Tucked along the quiet, brownstone-lined stretch of Beacon Street in Boston’s Back Bay neighborhood, the Gibson House Museum is the kind of place that makes you feel as though you’ve slipped through a fold in time. While thousands of visitors rush past on their way to the Public Garden or Newbury Street boutiques, those who pause to ring the bell at Number 137 are rewarded with one of the most genuinely remarkable experiences this city has to offer.
The Gibson House is a rare, fully intact Victorian-era townhouse, built in 1860 for Catherine Hammond Gibson and continuously occupied by three generations of the Gibson family until 1954. When the last resident, Charles Hammond Gibson Jr., passed away, he left the home exactly as it was — furniture, personal effects, china, portraits, and all — with instructions that it be preserved as a museum. The result is something you simply cannot manufacture: an unaltered domestic interior that feels less like a curated exhibit and more like a family just stepped out for an afternoon walk and hasn’t come back yet.
Visiting is done exclusively by guided tour, which run Wednesday through Sunday at 1:00, 2:00, and 3:00 PM. The tours are small by design — typically just eight to twelve people — and that intimacy makes all the difference. Your guide doesn’t recite bullet points from behind a velvet rope. They walk you through each floor of the six-story home and tell you the actual story of the Gibsons: their social ambitions, their eccentricities, their complicated relationship with modernity. Charles Jr., for instance, was an eccentric bachelor poet who refused to allow electricity, a telephone, or central heating into the house well into the twentieth century. The man was passionate about his gas lamps and that’s somehow completely endearing.

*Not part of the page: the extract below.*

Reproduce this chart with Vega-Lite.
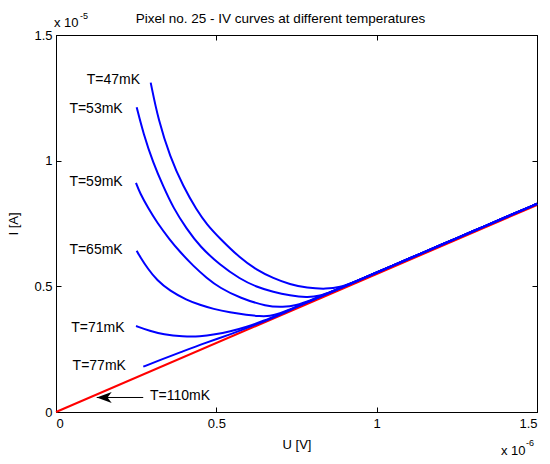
{
  "$schema": "https://vega.github.io/schema/vega-lite/v6.json",
  "width": 481,
  "height": 377,
  "autosize": {"type": "none"},
  "padding": {"left": 56, "top": 35, "right": 13, "bottom": 52},
  "background": "white",
  "title": {
    "text": "Pixel no. 25 - IV curves at different temperatures",
    "font": "Liberation Sans",
    "fontSize": 13.5,
    "fontWeight": "normal",
    "color": "#000000",
    "anchor": "middle",
    "dx": -16,
    "baseline": "alphabetic",
    "offset": -24
  },
  "config": {
    "view": {"stroke": "#000000", "strokeWidth": 1},
    "axis": {
      "grid": false,
      "domainColor": "#000000",
      "tickColor": "#000000",
      "labelColor": "#000000",
      "titleColor": "#000000",
      "labelFont": "Liberation Sans",
      "titleFont": "Liberation Sans",
      "labelFontSize": 13,
      "titleFontSize": 13,
      "titleFontWeight": "normal",
      "tickSize": -5,
      "labelPadding": 10
    },
    "text": {"font": "Liberation Sans", "color": "#000000"}
  },
  "datasets": {
    "red": [
      {"U": 0, "I": 0},
      {"U": 1.5, "I": 0.8235}
    ],
    "blue": [
      {"T": "47", "U": 0.2953, "I": 1.3104},
      {"T": "47", "U": 0.3190, "I": 1.1620},
      {"T": "47", "U": 0.3555, "I": 1.0159},
      {"T": "47", "U": 0.3969, "I": 0.8965},
      {"T": "47", "U": 0.4387, "I": 0.8038},
      {"T": "47", "U": 0.4699, "I": 0.7470},
      {"T": "47", "U": 0.5114, "I": 0.6900},
      {"T": "47", "U": 0.5738, "I": 0.6128},
      {"T": "47", "U": 0.6258, "I": 0.5651},
      {"T": "47", "U": 0.6776, "I": 0.5320},
      {"T": "47", "U": 0.7297, "I": 0.5074},
      {"T": "47", "U": 0.7817, "I": 0.4934},
      {"T": "47", "U": 0.8441, "I": 0.4890},
      {"T": "47", "U": 0.8856, "I": 0.4960},
      {"T": "47", "U": 0.9300, "I": 0.5170},
      {"T": "47", "U": 1.0, "I": 0.5550},
      {"T": "47", "U": 1.1, "I": 0.6097},
      {"T": "47", "U": 1.2, "I": 0.6644},
      {"T": "47", "U": 1.3, "I": 0.7191},
      {"T": "47", "U": 1.4, "I": 0.7738},
      {"T": "47", "U": 1.5, "I": 0.8285},
      {"T": "53", "U": 0.2516, "I": 1.2125},
      {"T": "53", "U": 0.2722, "I": 1.1090},
      {"T": "53", "U": 0.3034, "I": 0.9897},
      {"T": "53", "U": 0.3346, "I": 0.8973},
      {"T": "53", "U": 0.3658, "I": 0.8118},
      {"T": "53", "U": 0.4075, "I": 0.7282},
      {"T": "53", "U": 0.4490, "I": 0.6578},
      {"T": "53", "U": 0.5114, "I": 0.5849},
      {"T": "53", "U": 0.5738, "I": 0.5292},
      {"T": "53", "U": 0.6258, "I": 0.4974},
      {"T": "53", "U": 0.6776, "I": 0.4775},
      {"T": "53", "U": 0.7297, "I": 0.4636},
      {"T": "53", "U": 0.7817, "I": 0.4556},
      {"T": "53", "U": 0.8232, "I": 0.4610},
      {"T": "53", "U": 0.8600, "I": 0.4800},
      {"T": "53", "U": 0.9, "I": 0.5003},
      {"T": "53", "U": 1.0, "I": 0.5550},
      {"T": "53", "U": 1.1, "I": 0.6097},
      {"T": "53", "U": 1.2, "I": 0.6644},
      {"T": "53", "U": 1.3, "I": 0.7191},
      {"T": "53", "U": 1.4, "I": 0.7738},
      {"T": "53", "U": 1.5, "I": 0.8285},
      {"T": "59", "U": 0.2495, "I": 0.9112},
      {"T": "59", "U": 0.2619, "I": 0.8703},
      {"T": "59", "U": 0.2878, "I": 0.8106},
      {"T": "59", "U": 0.3140, "I": 0.7560},
      {"T": "59", "U": 0.3555, "I": 0.6840},
      {"T": "59", "U": 0.3867, "I": 0.6370},
      {"T": "59", "U": 0.4281, "I": 0.5810},
      {"T": "59", "U": 0.4699, "I": 0.5332},
      {"T": "59", "U": 0.5114, "I": 0.4934},
      {"T": "59", "U": 0.5738, "I": 0.4536},
      {"T": "59", "U": 0.6570, "I": 0.4198},
      {"T": "59", "U": 0.7088, "I": 0.4178},
      {"T": "59", "U": 0.7484, "I": 0.4238},
      {"T": "59", "U": 0.7920, "I": 0.4430},
      {"T": "59", "U": 0.8500, "I": 0.4740},
      {"T": "59", "U": 0.9, "I": 0.5003},
      {"T": "59", "U": 1.0, "I": 0.5550},
      {"T": "59", "U": 1.1, "I": 0.6097},
      {"T": "59", "U": 1.2, "I": 0.6644},
      {"T": "59", "U": 1.3, "I": 0.7191},
      {"T": "59", "U": 1.4, "I": 0.7738},
      {"T": "59", "U": 1.5, "I": 0.8285},
      {"T": "65", "U": 0.2516, "I": 0.6419},
      {"T": "65", "U": 0.2619, "I": 0.6180},
      {"T": "65", "U": 0.2869, "I": 0.5690},
      {"T": "65", "U": 0.3140, "I": 0.5253},
      {"T": "65", "U": 0.3555, "I": 0.4815},
      {"T": "65", "U": 0.4075, "I": 0.4457},
      {"T": "65", "U": 0.4490, "I": 0.4258},
      {"T": "65", "U": 0.4905, "I": 0.4100},
      {"T": "65", "U": 0.5426, "I": 0.3960},
      {"T": "65", "U": 0.5946, "I": 0.3860},
      {"T": "65", "U": 0.6361, "I": 0.3810},
      {"T": "65", "U": 0.6673, "I": 0.3810},
      {"T": "65", "U": 0.6985, "I": 0.3920},
      {"T": "65", "U": 0.7297, "I": 0.4080},
      {"T": "65", "U": 0.75, "I": 0.4183},
      {"T": "65", "U": 0.8, "I": 0.4456},
      {"T": "65", "U": 0.9, "I": 0.5003},
      {"T": "65", "U": 1.0, "I": 0.5550},
      {"T": "65", "U": 1.1, "I": 0.6097},
      {"T": "65", "U": 1.2, "I": 0.6644},
      {"T": "65", "U": 1.3, "I": 0.7191},
      {"T": "65", "U": 1.4, "I": 0.7738},
      {"T": "65", "U": 1.5, "I": 0.8285},
      {"T": "71", "U": 0.2495, "I": 0.3422},
      {"T": "71", "U": 0.2931, "I": 0.3223},
      {"T": "71", "U": 0.3346, "I": 0.3084},
      {"T": "71", "U": 0.3960, "I": 0.3004},
      {"T": "71", "U": 0.4490, "I": 0.3004},
      {"T": "71", "U": 0.4958, "I": 0.3084},
      {"T": "71", "U": 0.5426, "I": 0.3203},
      {"T": "71", "U": 0.5946, "I": 0.3382},
      {"T": "71", "U": 0.6464, "I": 0.3621},
      {"T": "71", "U": 0.7, "I": 0.3910},
      {"T": "71", "U": 0.75, "I": 0.4183},
      {"T": "71", "U": 0.8, "I": 0.4456},
      {"T": "71", "U": 0.9, "I": 0.5003},
      {"T": "71", "U": 1.0, "I": 0.5550},
      {"T": "71", "U": 1.1, "I": 0.6097},
      {"T": "71", "U": 1.2, "I": 0.6644},
      {"T": "71", "U": 1.3, "I": 0.7191},
      {"T": "71", "U": 1.4, "I": 0.7738},
      {"T": "71", "U": 1.5, "I": 0.8285},
      {"T": "77", "U": 0.2722, "I": 0.1803},
      {"T": "77", "U": 0.3243, "I": 0.2069},
      {"T": "77", "U": 0.3867, "I": 0.2368},
      {"T": "77", "U": 0.4646, "I": 0.2746},
      {"T": "77", "U": 0.5426, "I": 0.3084},
      {"T": "77", "U": 0.6205, "I": 0.3462},
      {"T": "77", "U": 0.6985, "I": 0.3860},
      {"T": "77", "U": 0.75, "I": 0.4183},
      {"T": "77", "U": 0.8, "I": 0.4456},
      {"T": "77", "U": 0.9, "I": 0.5003},
      {"T": "77", "U": 1.0, "I": 0.5550},
      {"T": "77", "U": 1.1, "I": 0.6097},
      {"T": "77", "U": 1.2, "I": 0.6644},
      {"T": "77", "U": 1.3, "I": 0.7191},
      {"T": "77", "U": 1.4, "I": 0.7738},
      {"T": "77", "U": 1.5, "I": 0.8285}
    ],
    "labels": [
      {"label": "T=47mK", "U": 0.262, "I": 1.319},
      {"label": "T=53mK", "U": 0.208, "I": 1.207},
      {"label": "T=59mK", "U": 0.208, "I": 0.916},
      {"label": "T=65mK", "U": 0.208, "I": 0.645},
      {"label": "T=71mK", "U": 0.214, "I": 0.335},
      {"label": "T=77mK", "U": 0.218, "I": 0.183}
    ],
    "label110": [
      {"label": "T=110mK", "U": 0.293, "I": 0.065}
    ],
    "arrow": [
      {"U": 0.127, "I": 0.0577},
      {"U": 0.272, "I": 0.0577}
    ],
    "arrowhead": [
      {"U": 0.127, "I": 0.0577}
    ],
    "expY": [
      {"U": 0, "I": 1.5, "base": "x 10", "exp": "-5"}
    ],
    "expX": [
      {"U": 1.5, "I": 0, "base": "x 10", "exp": "-6"}
    ]
  },
  "layer": [
    {
      "data": {"name": "red"},
      "mark": {"type": "line", "color": "#ff0000", "strokeWidth": 2},
      "encoding": {
        "x": {"field": "U", "type": "quantitative", "scale": {"domain": [0, 1.5], "nice": false, "zero": false},
              "axis": {"orient": "bottom", "values": [0, 0.5, 1, 1.5], "format": "~g", "title": "U [V]", "titlePadding": 8, "labelPadding": 10}},
        "y": {"field": "I", "type": "quantitative", "scale": {"domain": [0, 1.5], "nice": false, "zero": false},
              "axis": {"orient": "left", "values": [0, 0.5, 1, 1.5], "format": "~g", "title": "I [A]", "titlePadding": 13, "labelPadding": 9}}
      }
    },
    {
      "data": {"name": "red"},
      "mark": {"type": "line", "strokeOpacity": 0},
      "encoding": {
        "x": {"field": "U", "type": "quantitative", "axis": {"orient": "top", "values": [0, 0.5, 1, 1.5], "labels": false, "title": null}},
        "y": {"field": "I", "type": "quantitative", "axis": {"orient": "right", "values": [0, 0.5, 1, 1.5], "labels": false, "title": null}}
      }
    },
    {
      "data": {"name": "blue"},
      "mark": {"type": "line", "color": "#0000ff", "strokeWidth": 2, "interpolate": "basis"},
      "encoding": {
        "x": {"field": "U", "type": "quantitative", "axis": null},
        "y": {"field": "I", "type": "quantitative", "axis": null},
        "detail": {"field": "T", "type": "nominal"}
      }
    },
    {
      "data": {"name": "labels"},
      "mark": {"type": "text", "align": "right", "baseline": "middle", "fontSize": 14},
      "encoding": {
        "x": {"field": "U", "type": "quantitative", "axis": null},
        "y": {"field": "I", "type": "quantitative", "axis": null},
        "text": {"field": "label"}
      }
    },
    {
      "data": {"name": "label110"},
      "mark": {"type": "text", "align": "left", "baseline": "middle", "fontSize": 14},
      "encoding": {
        "x": {"field": "U", "type": "quantitative", "axis": null},
        "y": {"field": "I", "type": "quantitative", "axis": null},
        "text": {"field": "label"}
      }
    },
    {
      "data": {"name": "arrow"},
      "mark": {"type": "line", "color": "#000000", "strokeWidth": 1},
      "encoding": {
        "x": {"field": "U", "type": "quantitative", "axis": null},
        "y": {"field": "I", "type": "quantitative", "axis": null}
      }
    },
    {
      "data": {"name": "arrowhead"},
      "mark": {"type": "point", "shape": "M0,0L1,-0.36L0.72,0L1,0.36Z", "size": 900, "filled": true, "color": "#000000", "opacity": 1},
      "encoding": {
        "x": {"field": "U", "type": "quantitative", "axis": null},
        "y": {"field": "I", "type": "quantitative", "axis": null}
      }
    },
    {
      "data": {"name": "expY"},
      "mark": {"type": "text", "align": "left", "baseline": "alphabetic", "fontSize": 13, "dx": -2, "dy": -8},
      "encoding": {
        "x": {"field": "U", "type": "quantitative", "axis": null},
        "y": {"field": "I", "type": "quantitative", "axis": null},
        "text": {"field": "base"}
      }
    },
    {
      "data": {"name": "expY"},
      "mark": {"type": "text", "align": "left", "baseline": "alphabetic", "fontSize": 9, "dx": 24, "dy": -16},
      "encoding": {
        "x": {"field": "U", "type": "quantitative", "axis": null},
        "y": {"field": "I", "type": "quantitative", "axis": null},
        "text": {"field": "exp"}
      }
    },
    {
      "data": {"name": "expX"},
      "mark": {"type": "text", "align": "left", "baseline": "alphabetic", "fontSize": 13, "dx": -36, "dy": 43},
      "encoding": {
        "x": {"field": "U", "type": "quantitative", "axis": null},
        "y": {"field": "I", "type": "quantitative", "axis": null},
        "text": {"field": "base"}
      }
    },
    {
      "data": {"name": "expX"},
      "mark": {"type": "text", "align": "left", "baseline": "alphabetic", "fontSize": 9, "dx": -11, "dy": 34},
      "encoding": {
        "x": {"field": "U", "type": "quantitative", "axis": null},
        "y": {"field": "I", "type": "quantitative", "axis": null},
        "text": {"field": "exp"}
      }
    }
  ],
  "resolve": {"axis": {"x": "independent", "y": "independent"}}
}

The décor is a feast for the eyes. The formal parlors on the lower floors are layered with deep-toned wallpapers, velvet upholstery, Persian carpets, and an astonishing density of decorative objects that were fashionable in the Aesthetic Movement of the late nineteenth century. Upstairs, the private family quarters feel more personal and surprisingly modern in their emotional weight — you begin to understand these were real people, not just silhouettes in history books.
Tickets are modest — around $12 for adults — and the museum is genuinely off the tourist radar, which means you’re unlikely to feel rushed or crowded. The Back Bay location makes it easy to pair with a stroll along Commonwealth Avenue Mall or a stop at one of the neighborhood’s excellent coffee shops afterward.
Whether you consider yourself a history enthusiast, an architecture lover, or simply someone who appreciates beauty that has been carefully kept, the Gibson House Museum earns its place on any thoughtful Boston itinerary. It is quiet, specific, and completely unforgettable — exactly the kind of discovery that makes exploring a city worthwhile.